In most of Wales, Northern England, parts of Scotland, and some areas of Southern England, the three main meals are referred to as "breakfast, dinner and tea" or "breakfast, lunch and tea" where in other areas they might be "breakfast, lunch and dinner". Afternoon tea is a light meal typically eaten between 3pm and 5pm. It originated in the United Kingdom, though various places that used to be part of the former British Empire also have such a meal. However, changes in social customs and working hours mean that most Britons only take afternoon tea on special or formal occasions.

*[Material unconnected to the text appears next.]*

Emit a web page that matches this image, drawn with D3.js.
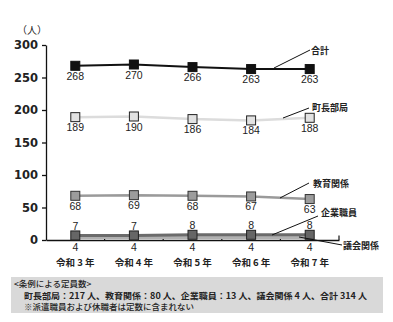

Traditionally, loose tea would be served in a teapot with milk and sugar. This would be accompanied by various sandwiches (customarily cucumber, egg and cress, fish paste, ham, and smoked salmon), scones (with butter, clotted cream and jam) and usually cakes and pastries (such as Battenberg, fruit cake or Victoria sponge).
While afternoon tea used to be an everyday event, nowadays it is more likely to be taken as a treat in a hotel, café, or tea shop, although many Britons still have a cup of tea and slice of cake or chocolate at teatime. Accordingly, many hotels now market a champagne cream tea.

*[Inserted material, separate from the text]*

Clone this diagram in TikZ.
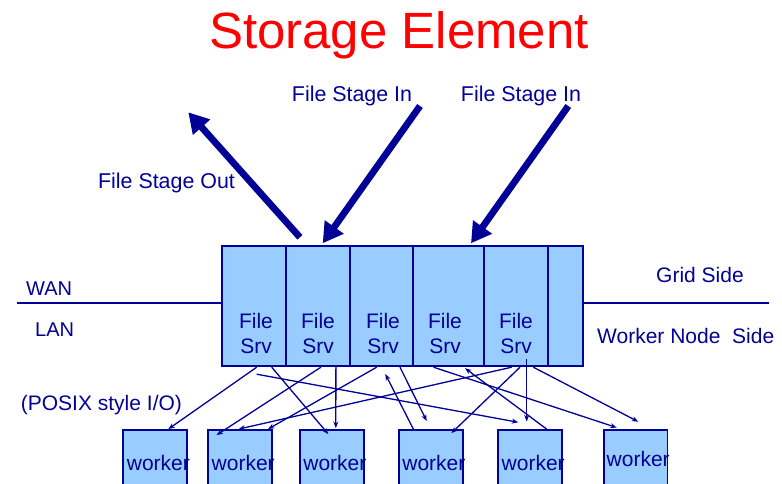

High tea is an early evening meal, typically eaten between 5pm and 6pm in the evening. It would be eaten as a substitute for both afternoon tea and the evening meal. The term comes from the meal being eaten at the "high" (main) table, instead of the smaller lounge table. It would usually consist of cold meats, eggs and/or fish, cakes and sandwiches. In a family, it tends to be less formal and is an informal snack (featuring sandwiches, biscuits, pastry, fruit and the like) or else it is the main evening meal.
On farms or other working class environments, "high tea" would be the traditional, substantial meal eaten by the workers immediately after nightfall, and would combine afternoon tea with the main evening meal.